Recommended by William Triplett

  • Some Squeaking Cleopatra Boy
    17 Oct. 2018
    A sly and witty send-up of casting a show -- in particular, a Shakespeare play -- in the age of possible gender-oversensitivity. If old Bill could cast men in all female roles 400 years ago, why not have a pre-adolescent boy play Cleopatra? Larry Rinkel gets great comic mileage out of that question, while also poking fun at stage moms. Lots of fun.
  • The Coriolis Effect
    4 Oct. 2018
    Yet another of the memorable readings at this year's Midwest Dramatists Conference. The characters and action of this charming piece feel so natural, so every-day real, and so recognizable that you almost feel you're in the bathroom with them as Matt tries to remove his hand that's stuck in the toilet. It's an accident that has caused him to reflect on his life and marriage as his wife Lisa tries to figure out not only how he got his hand stuck, but why is he waxing so nostalgic and philosophic suddenly? Lynn deftly makes it all utterly believable and enjoyable.
  • Cottonmouth
    4 Oct. 2018
    When it comes to authentically creepy and spine-tingling imagery and language of the Southern Gothic variety, Lindsay Adams is the real deal. It hits you right at the start: A young girl buried up to her chest, playing with paper dolls, unspooling a tale that you will not soon forget. Riveting!
  • Last Dance with MJ
    4 Oct. 2018
    Men -- particularly young men -- be very afraid: The two young women in this stinging comedy are on to your BS, and you'll be sorry you ever messed with either of them. This wonderful, laugh-out-loud romp through the Tinder scene and its occasional horrors will make you feel the angst, anger, and delicious joy of revenge as our heroines realize the super-hero look-alike one of them dated turns out to be a lot less than super. Guaranteed fun.
  • The Thought Doesn't Count
    4 Oct. 2018
    This is another really accomplished piece I caught at the Midwest Dramatists Conference, and I'm still struck by how Emily Hageman creates smart, sophisticated people who seem to know everything except how to deal with their loss. The wife and husband in this short play are witty, intelligent -- and hurting. You'll feel their love, their confusion, and their pain.

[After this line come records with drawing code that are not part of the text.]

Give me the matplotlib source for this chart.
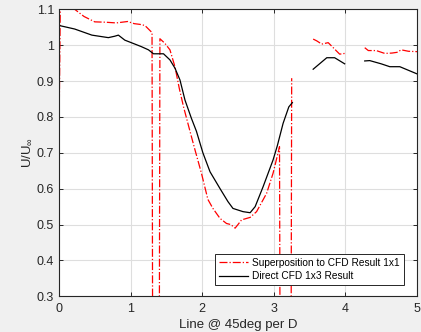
import numpy as np
import matplotlib
matplotlib.use("Agg")
import matplotlib.pyplot as plt

plt.rcParams["font.family"] = ["Liberation Sans", "DejaVu Sans"]
plt.rcParams["mathtext.fontset"] = "custom"
plt.rcParams["mathtext.rm"] = "Liberation Sans"
plt.rcParams["mathtext.it"] = "Liberation Sans"

# Superposition (red, dash-dot); NaN = gap, 0 = drops below axis
sup_x = [0.0, 0.02, 0.12, 0.22, 0.35, 0.5, 0.65, 0.8, 0.96, 1.05, 1.13, 1.2, 1.3, 1.31,
         1.40, 1.41, 1.48, 1.55, 1.62, 1.68, 1.74, 1.83, 1.90, 1.99, 2.08, 2.15, 2.25,
         2.34, 2.40, 2.46, 2.50, 2.55, 2.67, 2.76, 2.90, 2.99, 3.06, 3.08, 3.09, 3.24,
         3.25, 3.40,
         3.55, 3.60, 3.67, 3.76, 3.87, 3.92, 3.99, 4.1,
         4.27, 4.32, 4.43, 4.55, 4.65, 4.72, 4.78, 4.88, 5.0]
sup_y = [0.73, 1.13, 1.12, 1.10, 1.08, 1.065, 1.064, 1.062, 1.066, 1.06, 1.058, 1.055, 1.035, 0.0,
         0.0, 1.018, 1.005, 0.987, 0.94, 0.88, 0.828, 0.76, 0.708, 0.643, 0.57, 0.545, 0.517,
         0.503, 0.50, 0.49, 0.50, 0.513, 0.52, 0.536, 0.587, 0.643, 0.70, 0.717, 0.0, 0.0,
         0.908, np.nan,
         1.017, 1.012, 1.003, 1.007, 0.985, 0.975, 0.977, np.nan,
         0.993, 0.985, 0.985, 0.977, 0.978, 0.98, 0.987, 0.983, 0.982]

# Direct CFD (black, solid)
cfd_x = [0.0, 0.22, 0.46, 0.69, 0.78, 0.83, 0.92, 1.01, 1.15, 1.25, 1.32, 1.46, 1.55,
         1.62, 1.69, 1.76, 1.85, 1.92, 2.01, 2.11, 2.25, 2.36, 2.43, 2.57, 2.67, 2.74,
         2.85, 2.99, 3.05, 3.13, 3.21, 3.26, 3.40,
         3.55, 3.74, 3.85, 3.99, 4.1,
         4.27, 4.34, 4.50, 4.62, 4.76, 5.0]
cfd_y = [1.055, 1.045, 1.028, 1.021, 1.025, 1.028, 1.014, 1.007, 0.996, 0.987, 0.976, 0.976, 0.959,
         0.936, 0.903, 0.847, 0.796, 0.76, 0.70, 0.647, 0.60, 0.564, 0.545, 0.536, 0.533, 0.55,
         0.605, 0.68, 0.72, 0.782, 0.828, 0.84, np.nan,
         0.933, 0.965, 0.965, 0.948, np.nan,
         0.956, 0.957, 0.948, 0.94, 0.94, 0.92]

x_ticks = [0, 1, 2, 3, 4, 5]
y_ticks = [0.3, 0.4, 0.5, 0.6, 0.7, 0.8, 0.9, 1.0, 1.1]
y_ticklabels = ["0.3", "0.4", "0.5", "0.6", "0.7", "0.8", "0.9", "1", "1.1"]

fig = plt.figure(figsize=(4.21, 3.32), dpi=100, facecolor="#f0f0f0")
ax = fig.add_axes([0.140, 0.1075, 0.8505, 0.8645])

ax.plot(sup_x, sup_y, "-.", color="red", lw=0.9, label="Superposition to CFD Result 1x1")
ax.plot(cfd_x, cfd_y, "-", color="black", lw=0.9, label="Direct CFD 1x3 Result")

ax.set_xlim(0, 5)
ax.set_ylim(0.3, 1.1)
ax.set_xticks(x_ticks)
ax.set_yticks(y_ticks)
ax.set_yticklabels(y_ticklabels)
ax.grid(True, color="#dedede", lw=0.8)
ax.set_axisbelow(True)

ax.tick_params(direction="in", top=True, right=True, length=3, width=0.7,
               colors="#262626", labelsize=9)
ax.tick_params(axis="x", pad=5)
for s in ax.spines.values():
    s.set_color("#262626")
    s.set_linewidth(0.8)

ax.set_xlabel("Line @ 45deg per D", fontsize=9.5, color="#262626", labelpad=3)
ax.set_ylabel(r"U/U$_\infty$", fontsize=9.5, color="#262626", labelpad=2)

leg = ax.legend(loc="lower right", bbox_to_anchor=(0.964, 0.039), borderaxespad=0,
                fontsize=7.3, fancybox=False, framealpha=1, edgecolor="#262626",
                handlelength=2.9, borderpad=0.4, labelspacing=0.3, handletextpad=0.4)
leg.get_frame().set_linewidth(0.7)

fig.savefig("out.png", dpi=100, facecolor=fig.get_facecolor())
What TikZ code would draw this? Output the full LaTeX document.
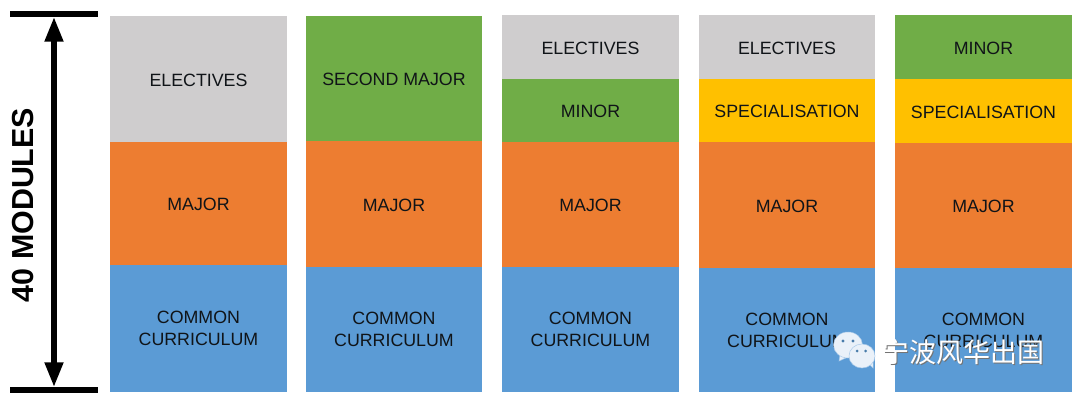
\documentclass[tikz,border=0pt]{standalone}
\usepackage{fontspec}
\setmainfont{Liberation Sans}
\newfontfamily\cjkfont{Noto Sans CJK SC}
\usetikzlibrary{arrows.meta}
\definecolor{cgray}{HTML}{CFCDCE}
\definecolor{corange}{HTML}{ED7D31}
\definecolor{cblue}{HTML}{5B9BD5}
\definecolor{cgreen}{HTML}{70AD47}
\definecolor{cyellow}{HTML}{FFC000}
\definecolor{ctext}{HTML}{101418}
\definecolor{cicon}{HTML}{EAF1F9}
\tikzset{
  x=1pt,y=-1pt,
  topstrut/.style={execute at begin node={\rule{0pt}{#1}}},
  block/.style={rectangle,inner sep=0pt,outer sep=0pt,text=ctext,align=center,
    minimum width=176.5pt,font=\fontsize{17.8}{22}\selectfont,topstrut=14.2pt},
  elect/.style={block,fill=cgray,minimum height=#1 pt},
  maj/.style={block,fill=corange,minimum height=#1 pt},
  comm/.style={block,fill=cblue,minimum height=#1 pt,topstrut=16pt},
  mnr/.style={block,fill=cgreen,minimum height=#1 pt},
  spec/.style={block,fill=cyellow,minimum height=#1 pt},
  bar/.style={rectangle,fill=black,inner sep=0pt,outer sep=0pt,minimum width=88pt,minimum height=6pt},
  dim/.style={line width=6pt,{Triangle[length=25pt,width=17.5pt]}-{Triangle[length=25pt,width=17.5pt]}},
  bubble/.style={fill=cicon,draw=cblue!45!cicon,line width=.5pt},
  eye/.style={fill=cblue!80!black},
}
\begin{document}
\begin{tikzpicture}
\useasboundingbox (0,0) rectangle (1080,401);
% dimension
\node[bar] (topbar) at (54,13.7) {};
\node[bar] (botbar) at (54,390.3) {};
\draw[dim] (topbar) -- (botbar);
\node[rotate=90,font=\bfseries\fontsize{30.4}{32}\selectfont,inner sep=0pt] (lbl) at (23,205) {40 MODULES};
% column 1
\node[elect=126] (a1) at (198.5,79) {ELECTIVES};
\node[maj=123] (a2) at (198.5,203.5) {MAJOR};
\node[comm=127] (a3) at (198.5,328.5) {COMMON\\CURRICULUM};
% column 2
\node[mnr=125] (b1) at (394,78.5) {SECOND MAJOR};
\node[maj=126] (b2) at (394,204) {MAJOR};
\node[comm=125] (b3) at (394,329.5) {COMMON\\CURRICULUM};
% column 3
\node[elect=64,topstrut=0pt] (c1) at (590.5,47) {ELECTIVES};
\node[mnr=63,topstrut=0pt] (c2) at (590.5,110.5) {MINOR};
\node[maj=125,topstrut=0pt] (c3) at (590.5,204.5) {MAJOR};
\node[comm=125] (c4) at (590.5,329.5) {COMMON\\CURRICULUM};
% column 4
\node[elect=64,topstrut=0pt] (d1) at (787,47) {ELECTIVES};
\node[spec=63,topstrut=0pt] (d2) at (787,110.5) {SPECIALISATION};
\node[maj=126,topstrut=0pt] (d3) at (787,205) {MAJOR};
\node[comm=124] (d4) at (787,330) {COMMON\\CURRICULUM};
% column 5
\node[mnr=64,topstrut=0pt] (e1) at (983.5,47) {MINOR};
\node[spec=64,topstrut=0pt] (e2) at (983.5,111) {SPECIALISATION};
\node[maj=125,topstrut=0pt] (e3) at (983.5,205.5) {MAJOR};
\node[comm=124] (e4) at (983.5,330) {COMMON\\CURRICULUM};
% watermark
\path[bubble] (840,355) -- (839,361) -- (848,357) -- cycle;
\path[bubble] (848,345) ellipse[x radius=14.5,y radius=13];
\fill[eye] (843,341) circle[radius=1.7] (853,341) circle[radius=1.7];
\path[bubble] (869,364) -- (873,368) -- (873,360) -- cycle;
\path[bubble] (862,356) ellipse[x radius=13,y radius=12];
\fill[eye] (857,351) circle[radius=1.5] (865.5,351) circle[radius=1.5];
\node[inner sep=0pt,text=black!55,font=\cjkfont\fontsize{27}{28}\selectfont] (wms) at (964.5,353) {宁波风华出国};
\node[inner sep=0pt,text=white,font=\cjkfont\fontsize{27}{28}\selectfont] (wm) at (963.5,352) {宁波风华出国};
\end{tikzpicture}
\end{document}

And I believe you, like me, will be glad you did.
  • Some Specter
    4 Oct. 2018
    Caught this little gem at the Midwest Dramatists Conference, and was awfully glad I did. John Adams has a facility for blending whimsy, mystery, and loss in this alternately delightful and poignant 10-minute piece that will have you laughing out loud and then maybe wiping away a tear. It'll stay with you, believe me.
  • Ask Me Anything
    4 Oct. 2018
    This is one job interview you don't want to go on, but it's a hoot to follow Philip Middleton Williams's characters as they go back and forth with questions that really shouldn't be asked regarding a position shrouded in mystery. Funny and scary!

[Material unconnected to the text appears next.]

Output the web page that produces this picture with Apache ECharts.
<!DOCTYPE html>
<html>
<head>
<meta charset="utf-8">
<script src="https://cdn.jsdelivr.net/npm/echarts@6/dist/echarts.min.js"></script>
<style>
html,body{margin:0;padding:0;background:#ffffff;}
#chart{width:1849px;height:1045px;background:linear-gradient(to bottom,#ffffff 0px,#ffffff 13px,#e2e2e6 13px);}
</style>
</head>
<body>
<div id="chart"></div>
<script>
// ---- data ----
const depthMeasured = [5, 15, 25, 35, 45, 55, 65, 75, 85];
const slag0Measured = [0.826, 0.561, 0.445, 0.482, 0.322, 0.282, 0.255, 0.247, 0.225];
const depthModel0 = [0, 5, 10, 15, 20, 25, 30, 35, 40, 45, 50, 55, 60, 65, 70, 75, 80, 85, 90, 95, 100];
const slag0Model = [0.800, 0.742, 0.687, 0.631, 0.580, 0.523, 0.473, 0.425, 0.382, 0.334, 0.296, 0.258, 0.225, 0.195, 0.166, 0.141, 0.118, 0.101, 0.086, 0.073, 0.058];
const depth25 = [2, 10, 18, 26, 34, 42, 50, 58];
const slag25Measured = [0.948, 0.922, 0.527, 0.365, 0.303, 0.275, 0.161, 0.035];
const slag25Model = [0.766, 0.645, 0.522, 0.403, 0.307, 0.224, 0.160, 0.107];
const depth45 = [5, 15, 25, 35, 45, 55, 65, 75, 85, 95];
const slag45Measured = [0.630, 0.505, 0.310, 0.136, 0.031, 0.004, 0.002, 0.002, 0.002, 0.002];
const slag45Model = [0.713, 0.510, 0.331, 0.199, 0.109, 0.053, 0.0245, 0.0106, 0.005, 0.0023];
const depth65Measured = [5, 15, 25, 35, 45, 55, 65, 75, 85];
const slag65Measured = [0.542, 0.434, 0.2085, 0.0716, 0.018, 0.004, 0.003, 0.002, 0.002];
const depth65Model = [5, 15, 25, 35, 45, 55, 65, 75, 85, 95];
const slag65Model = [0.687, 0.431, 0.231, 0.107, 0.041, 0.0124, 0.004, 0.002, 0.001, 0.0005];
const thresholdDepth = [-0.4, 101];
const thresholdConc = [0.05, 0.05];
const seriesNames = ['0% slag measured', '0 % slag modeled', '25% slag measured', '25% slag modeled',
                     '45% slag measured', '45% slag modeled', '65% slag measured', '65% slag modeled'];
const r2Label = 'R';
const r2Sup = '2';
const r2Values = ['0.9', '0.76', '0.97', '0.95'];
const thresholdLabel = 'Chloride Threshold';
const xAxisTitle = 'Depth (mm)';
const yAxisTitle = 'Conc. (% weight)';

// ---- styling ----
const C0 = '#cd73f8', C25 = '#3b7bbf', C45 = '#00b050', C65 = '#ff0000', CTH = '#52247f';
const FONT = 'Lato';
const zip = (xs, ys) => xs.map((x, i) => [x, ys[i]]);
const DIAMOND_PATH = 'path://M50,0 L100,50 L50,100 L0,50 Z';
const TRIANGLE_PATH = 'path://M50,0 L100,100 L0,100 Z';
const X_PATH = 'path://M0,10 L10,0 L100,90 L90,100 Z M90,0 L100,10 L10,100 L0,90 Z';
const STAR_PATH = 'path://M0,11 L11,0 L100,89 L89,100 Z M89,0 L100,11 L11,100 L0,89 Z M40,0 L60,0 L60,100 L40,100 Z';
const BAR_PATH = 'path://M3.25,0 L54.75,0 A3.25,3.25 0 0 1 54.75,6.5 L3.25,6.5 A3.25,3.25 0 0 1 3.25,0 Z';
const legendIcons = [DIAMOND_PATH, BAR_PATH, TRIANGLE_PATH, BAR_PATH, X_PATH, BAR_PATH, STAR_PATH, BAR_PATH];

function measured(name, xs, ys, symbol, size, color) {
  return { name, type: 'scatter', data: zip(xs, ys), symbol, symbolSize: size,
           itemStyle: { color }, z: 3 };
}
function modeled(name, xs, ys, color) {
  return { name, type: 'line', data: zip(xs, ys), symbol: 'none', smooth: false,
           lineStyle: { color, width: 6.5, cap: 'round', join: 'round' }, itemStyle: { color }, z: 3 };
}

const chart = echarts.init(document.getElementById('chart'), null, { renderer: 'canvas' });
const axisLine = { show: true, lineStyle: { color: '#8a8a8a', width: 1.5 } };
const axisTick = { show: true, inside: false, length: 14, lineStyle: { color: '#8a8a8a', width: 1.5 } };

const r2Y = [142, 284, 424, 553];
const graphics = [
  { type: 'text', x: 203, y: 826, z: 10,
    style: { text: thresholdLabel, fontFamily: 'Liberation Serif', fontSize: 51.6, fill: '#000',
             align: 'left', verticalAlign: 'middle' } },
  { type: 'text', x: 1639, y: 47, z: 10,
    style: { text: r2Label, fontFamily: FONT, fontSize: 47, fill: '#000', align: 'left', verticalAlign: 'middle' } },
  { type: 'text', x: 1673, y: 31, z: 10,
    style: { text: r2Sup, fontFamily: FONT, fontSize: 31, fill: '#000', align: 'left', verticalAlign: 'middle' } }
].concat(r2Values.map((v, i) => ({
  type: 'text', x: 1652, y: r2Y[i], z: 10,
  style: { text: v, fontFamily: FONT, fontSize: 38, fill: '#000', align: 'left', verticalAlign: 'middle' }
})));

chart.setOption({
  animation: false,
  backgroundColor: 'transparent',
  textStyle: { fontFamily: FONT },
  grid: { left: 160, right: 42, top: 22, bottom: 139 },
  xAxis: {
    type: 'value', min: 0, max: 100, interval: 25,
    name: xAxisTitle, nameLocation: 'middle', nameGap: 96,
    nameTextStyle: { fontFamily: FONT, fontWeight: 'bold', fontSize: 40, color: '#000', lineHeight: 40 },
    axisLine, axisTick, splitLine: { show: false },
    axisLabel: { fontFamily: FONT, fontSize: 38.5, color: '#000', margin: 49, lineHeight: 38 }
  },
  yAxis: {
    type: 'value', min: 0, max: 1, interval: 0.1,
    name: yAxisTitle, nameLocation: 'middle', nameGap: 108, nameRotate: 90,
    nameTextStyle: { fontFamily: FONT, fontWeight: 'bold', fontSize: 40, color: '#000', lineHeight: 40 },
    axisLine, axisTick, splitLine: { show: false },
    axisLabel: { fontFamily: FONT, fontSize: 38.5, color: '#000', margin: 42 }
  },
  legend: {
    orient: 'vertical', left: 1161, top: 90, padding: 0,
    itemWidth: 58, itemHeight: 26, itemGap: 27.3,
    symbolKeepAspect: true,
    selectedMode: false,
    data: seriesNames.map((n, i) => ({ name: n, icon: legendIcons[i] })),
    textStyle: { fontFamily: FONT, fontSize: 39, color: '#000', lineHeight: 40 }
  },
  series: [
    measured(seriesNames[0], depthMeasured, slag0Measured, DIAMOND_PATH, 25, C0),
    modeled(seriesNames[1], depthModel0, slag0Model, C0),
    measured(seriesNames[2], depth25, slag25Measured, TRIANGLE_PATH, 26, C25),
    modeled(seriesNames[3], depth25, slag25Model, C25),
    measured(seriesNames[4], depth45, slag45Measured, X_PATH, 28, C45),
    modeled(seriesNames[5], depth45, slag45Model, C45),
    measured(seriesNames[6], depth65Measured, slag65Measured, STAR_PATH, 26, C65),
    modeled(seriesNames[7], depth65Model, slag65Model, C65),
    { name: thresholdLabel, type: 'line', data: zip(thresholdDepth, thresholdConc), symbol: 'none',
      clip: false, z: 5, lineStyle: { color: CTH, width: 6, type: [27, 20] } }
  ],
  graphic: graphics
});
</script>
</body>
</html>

  • I'll Tell You at Sunrise
    29 Sep. 2018
    Just when you might feel life's no longer worth living, some strange phenomenon or force challenges you to think what you might be giving up if you pull the trigger -- quite literally -- on yourself. In "I'll Tell You at Sunrise," that force takes the shape of a homeless man who is trying to make a suicidal man pause and reflect in this brief but poignant play. Sometimes only someone who doesn't know you can understand your pain, whatever it might be, and Franky Gonzalez captures the ironic powerful connection that strangers can feel.
  • Aces Are Feverish
    17 May. 2018
    A fun send-up of the noir genre from a different point of view -- that of a hard-boiled female private eye -- laced with wry humor and gangster antics. Think Samantha Spade or Phyllis Marlowe as seen through a prism of good-natured parody.
  • Valentine
    15 Apr. 2018
    An intriguing and entertaining re-imagining of the conversion of Valentine the Roman general to Valentine the Christian and eventual saint. Laced with wonderfully sardonic humor, Francis Boyle's drama delves into the history of Christianity as well as the realpolitik of the Roman Empire as we are pulled into this hypnotic mix of incest and rape with the power of faith and forgiveness.